Köşe yazısı

Güçlünün Rüyası | Gürkan Duman

Güçlünün Rüyası

Fark etmeksizin bilinç altı yolcuğuna mutlaka bilet almışızdır. Zenginle zengin olmayanın rüyası aynı mı? Kime ve neye göre zengin? Bu ikisinin arasındaki ayrımı yapan madde, araç para mı? Oysa renklerin de ayrımı olmalı ama değil? Mutluluk bir tartı olsaydı, ona kimin nasıl baktığı tartışılır ve tartılan bu olurdu. Kerrat cetveli uzaktan baktığımızda tartının bir kısmına yaşadıklarımızı koysak diğer kısmına yaşamak istediklerimizi. Hangimizin adil olan yanı geçmişin daha basmasını ister ki? Şu an sahip olmak istediğin tek şey sahip olanların, sahip oldukları…  Güçlünün parası yazısından bundan bahsettim. Kimin neyle mutlu olacağı, aslen bireyin kendisi tarafından anlaşılabilirdi. Kimileri gördükleriyle, kimileri göremedikleriyle. Şayet bana sorsalardı: Gördüklerinden az etkilenen olurdu. Çok etkilenenler rüyalarında kendisinin bileti oluyor.  Bu yorumu çan eğrisine göre yaptım. Çünkü genellikle mutluluk dediğimiz kavramı hep başkalarının üzerinden yakışanlardan alıyoruz. Ne kadar çok etkileniyoruz, ne kadar çok benimsiyoruz. Hatta o kadar çok içselleştiriyor ve kişiselleştiriyoruz ki meseleleri. Kendi üstümüze giydiklerimiz kıskançlıktan ve bencillikten öte gitmiyor. Çıkar ayrımlarını gözetmekten öte gitmiyor. Fırsatını yakalamaktan öte gitmiyor.

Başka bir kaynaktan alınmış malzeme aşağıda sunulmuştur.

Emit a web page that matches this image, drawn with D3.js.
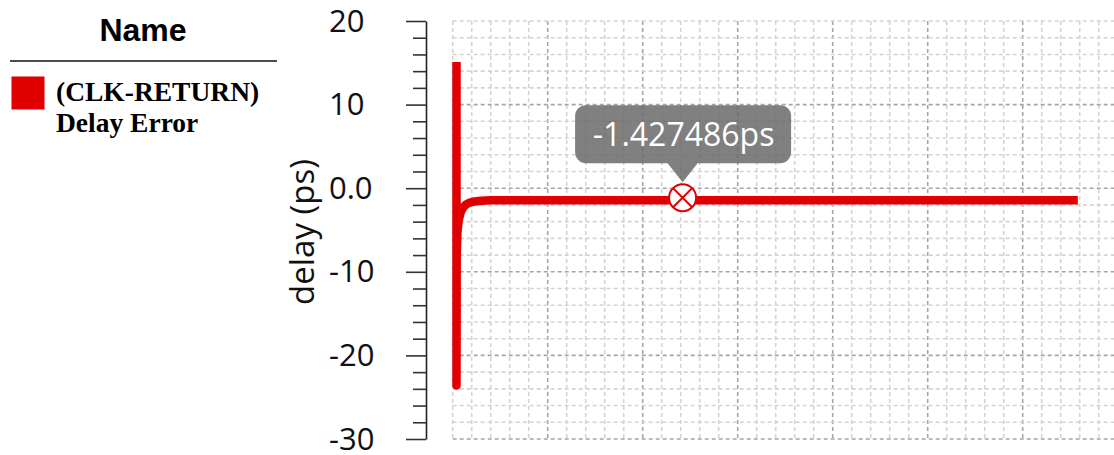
<!DOCTYPE html>
<html>
<head>
<meta charset="utf-8">
<script src="https://cdn.jsdelivr.net/npm/d3@7"></script>
<style>
  html, body { margin: 0; padding: 0; background: #fff; }
  svg { display: block; }
</style>
</head>
<body>
<svg id="chart" width="1114" height="455"></svg>
<script>
// Waveform of the (CLK-RETURN) delay error: time (ns) vs delay (ps)
const timeNs  = [0.2, 0.2, 0.21, 0.25, 0.32, 0.42, 0.55, 0.7, 0.9, 1.15, 1.5, 2.0, 3.0, 5.0, 12.1, 20.0, 32.9];
const delayPs = [15.1, -23.6, -8.0, -5.2, -3.8, -2.9, -2.3, -1.95, -1.72, -1.58, -1.5, -1.455, -1.435, -1.43, -1.427486, -1.4275, -1.4275];

// Cursor readout
const markerTime = 12.1;
const markerValue = -1.427486;

// Legend
const legendTitle = "Name";
const seriesLabel = ["(CLK-RETURN)", "Delay Error"];

// Axis setup
const yDomain = [-30, 20];
const yMajorTicks = [20, 10, 0, -10, -20, -30];
const yTickLabels = ["20", "10", "0.0", "-10", "-20", "-30"];
const xDomain = [0, 35];
const yLabel = "delay (ps)";

const RED = "#e00000";
const SANS = "'Open Sans', 'Noto Sans', sans-serif";
const svg = d3.select("#chart");

const x = d3.scaleLinear().domain(xDomain).range([452.7, 1117.7]);
const y = d3.scaleLinear().domain(yDomain).range([439, 21]);

// ---- grid ----
const grid = svg.append("g");
const xMinor = d3.range(0, 35, 1);
const yMinor = d3.range(-30, 20.001, 2);
grid.selectAll("line.vx").data(xMinor).join("line")
  .attr("x1", d => x(d)).attr("x2", d => x(d))
  .attr("y1", y(20)).attr("y2", y(-30))
  .attr("stroke", d => (d % 5 === 0 && d !== 0) ? "#a6a6a6" : "#d4d4d4")
  .attr("stroke-width", 1.6)
  .attr("stroke-dasharray", "4,3");
grid.selectAll("line.hy").data(yMinor).join("line")
  .attr("x1", x(0)).attr("x2", 1114)
  .attr("y1", d => y(d)).attr("y2", d => y(d))
  .attr("stroke", d => (d % 10 === 0 && d !== 20) ? "#a6a6a6" : "#d4d4d4")
  .attr("stroke-width", 1.6)
  .attr("stroke-dasharray", "4,3");

// ---- y axis ----
const axisX = 426;
const yAxis = d3.axisLeft(y)
  .tickValues(d3.range(-30, 20.001, 2))
  .tickFormat("")
  .tickSizeOuter(0);
const ag = svg.append("g").attr("transform", `translate(${axisX},0)`).call(yAxis);
ag.select(".domain").attr("stroke", "#222").attr("stroke-width", 1.6);
ag.selectAll(".tick line")
  .attr("stroke", "#333").attr("stroke-width", 1.6)
  .attr("x2", d => (d % 10 === 0) ? -20 : -13);

svg.append("g").selectAll("text").data(yMajorTicks).join("text")
  .attr("x", 329)
  .attr("y", d => y(d))
  .attr("dy", "0.34em")
  .attr("text-anchor", "start")
  .attr("font-family", SANS)
  .attr("font-size", 31)
  .attr("fill", "#111")
  .text((d, i) => yTickLabels[i]);

svg.append("text")
  .attr("transform", "translate(314,232) rotate(-90)")
  .attr("text-anchor", "middle")
  .attr("font-family", SANS)
  .attr("font-size", 33)
  .attr("fill", "#111")
  .text(yLabel);

// ---- waveform ----
const pts = timeNs.map((t, i) => [t, delayPs[i]]);
svg.append("path")
  .datum(pts)
  .attr("d", d3.line().x(d => x(d[0])).y(d => y(d[1])))
  .attr("fill", "none")
  .attr("stroke", RED)
  .attr("stroke-width", 8.5)
  .attr("stroke-linejoin", "round")
  .attr("stroke-linecap", "butt");

// ---- cursor marker ----
const mx = x(markerTime), my = y(markerValue) - 2.5;
const r = 13.5;
const mk = svg.append("g");
mk.append("circle").attr("cx", mx).attr("cy", my).attr("r", r)
  .attr("fill", "#fff").attr("stroke", RED).attr("stroke-width", 2);
const k = r * Math.SQRT1_2;
mk.append("path")
  .attr("d", `M${mx - k},${my - k}L${mx + k},${my + k}M${mx - k},${my + k}L${mx + k},${my - k}`)
  .attr("stroke", RED).attr("stroke-width", 2);

// ---- tooltip ----
const tipW = 216, tipH = 58, tipR = 11;
const tx0 = mx - tipW / 2 + 0.5, ty1 = my - r - 2;          // tip of pointer
const ty0 = ty1 - 19 - tipH;                                  // top of box
const boxBottom = ty0 + tipH;
const tipPath = [
  `M${tx0 + tipR},${ty0}`,
  `H${tx0 + tipW - tipR}`,
  `A${tipR},${tipR} 0 0 1 ${tx0 + tipW},${ty0 + tipR}`,
  `V${boxBottom - tipR}`,
  `A${tipR},${tipR} 0 0 1 ${tx0 + tipW - tipR},${boxBottom}`,
  `H${mx + 15}`,
  `L${mx},${ty1}`,
  `L${mx - 15},${boxBottom}`,
  `H${tx0 + tipR}`,
  `A${tipR},${tipR} 0 0 1 ${tx0},${boxBottom - tipR}`,
  `V${ty0 + tipR}`,
  `A${tipR},${tipR} 0 0 1 ${tx0 + tipR},${ty0}`,
  "Z"
].join("");
svg.append("path").attr("d", tipPath)
  .attr("fill", "#6a6a6a").attr("fill-opacity", 0.85);
svg.append("text")
  .attr("x", mx + 1).attr("y", ty0 + tipH / 2)
  .attr("dy", "0.36em")
  .attr("text-anchor", "middle")
  .attr("font-family", SANS)
  .attr("font-size", 32)
  .attr("fill", "#fff")
  .text(`${markerValue}ps`);

// ---- legend ----
const lg = svg.append("g");
lg.append("text")
  .attr("x", 143).attr("y", 41)
  .attr("text-anchor", "middle")
  .attr("font-family", "'Liberation Sans', Arial, sans-serif")
  .attr("font-weight", "bold")
  .attr("font-size", 32)
  .attr("fill", "#000")
  .text(legendTitle);
lg.append("line")
  .attr("x1", 10).attr("x2", 277).attr("y1", 61).attr("y2", 61)
  .attr("stroke", "#111").attr("stroke-width", 1.6);
lg.append("rect")
  .attr("x", 11.5).attr("y", 76.5).attr("width", 33).attr("height", 33)
  .attr("fill", RED);
lg.selectAll("text.item").data(seriesLabel).join("text")
  .attr("x", 56).attr("y", (d, i) => 101 + i * 31)
  .attr("font-family", "'Liberation Serif', 'Times New Roman', serif")
  .attr("font-weight", "bold")
  .attr("font-size", 27.5)
  .attr("fill", "#000")
  .text(d => d);
</script>
</body>
</html>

Eksik olan bir konu var: Zaman geçiyor. Yakalamaya çalıştığın hayat aslında senin arkandan koşan fırsatlardır. Ne kadar çok başkaları, o kadar çok başkalaşma. Kendin olamama ve laçkalaşma. Bilinç altımız bir çok noktada bizlere iplerin ucunu veriyor. Bunun örneğini şöyle betimlenebilir:

Çocuk bir başbakan ülkeyi nasıl yönetebilirdi? Burada akli selim bir insanın ülkeye vereceği zararla çocuk bir aklın ülkeye vereceği zararı karşılaştırırsak; Dersin ki; ülkeyi çocuklar yönetsin. Nitekim her insan yetişkin olmadan önce birer çocuk değil miydi?

Nasıl oluyor da bu, bu kadar kalıplaşmanın keza modelleşmenin yerini alıyor. Gördüklerimiz bizi şekillendiriyor? İsteklerimiz mi büyüyor?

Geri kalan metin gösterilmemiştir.